Friday, March 28, 2008

I think I'm cool cuz I clip my employee ID to my belt

I people watch. It's what I do. And I have been noticing downtown that a lot of businesspeople like to wear their employee badges clipped to their belt or belt loop. I have also noticed that if you work for the same company and DO NOT clip your badge to your belt, you are somehow not "as cool" as the ones who do.

Not being from this area and never really seeing this occur before it would seem this is mostly a "DC Thing" to do. And when I say it's a "DC Thing" to do, what I really mean is an "inadequate snobby elitist inferiority complex" thing to do.

This "Belt Loop Fad" is one of my most recent peeves. Especially since it's got to be high on the list of "Ways to Lose and/or Get Your Shit Stolen". Then next thing you know somehow a laptop full of social security numbers is missing because some reject who wanted to look cool for the office chicks had his badge lifted.

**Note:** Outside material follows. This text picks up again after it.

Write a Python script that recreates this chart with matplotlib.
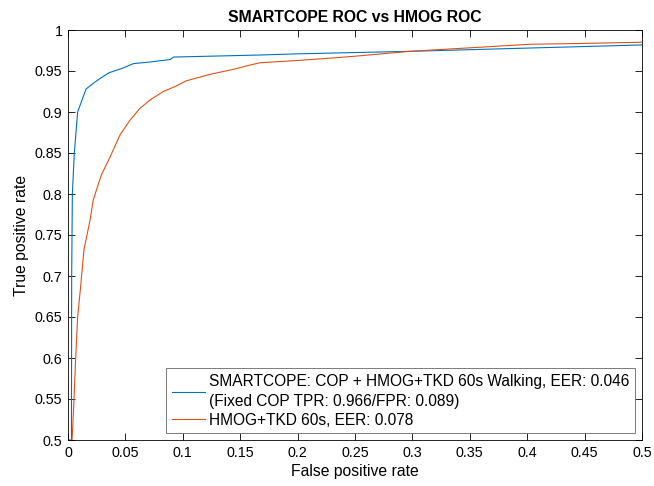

This follows closely with the "I judge you when you don't keep your Smartrip Card in a wallet with a clear exterior window pouch" attitude I find many Metro users to have. I know they think I'm a schmuck because I physically remove my Smartrip card from my wallet before I get to the kiosk. Of course, these are the same assholes who hold the line up as they slap their wallet haphazardly across the reader because their clear exterior pouch blocks the signal. I usually whiz past them and smirk. I may be a schmuck, but I'm getting on the train!

Fuckin' DC...

Pink Tissues

Ahh! My inaugural post and I picked a good one.

I've been sick this week. I'm not talking about a runny-nose-for-a-few-days sick, I'm talking about full blown fever, aches/pains, sore throat, hot/cold flashes, coughing up interesting colors, "Please God just let me die" kinda sick.

So I've been on the hunt for those little travel packets of tissues. You know, the ones in the little clear green plastic wrap and you can reseal and are awesome for the on-the-go sick ass? Apparently everyone's had a run on them and I've been forced to use napkins from various eating establishments. Needless to say, my nose has been torn up nicely and I was begging to find regular tissues. I found some at my internship. I was excited...until I realized one critical fact.

The tissues were pink.

Don't get me wrong. I am not a homophobe. I have several gay friends (well, 2) and wouldn't trade the world for them. I'm just part of that early childhood conditioning program where you were taught to not talk about your emotions or cry if you had a 6 inch gash down your leg or to like anything girly like "pink" or "flowers". So here I am: a chapped, runny nose plaguing my existence and my only salvation are pink tissues.

I'll cut right to the chase. I used the pink tissues. Loved them in fact. I just found it odd (and amusing) that I seriously had a conversation with myself about the consequences of using pink tissues as a manly man. I'd have to say that maybe I am one step closer to breaking down that early childhood conditioning. Maybe I'll go pick some flowers next. But they'll have to be manly, bug eatin' Venus Flytrap sorta flowers. Yeah!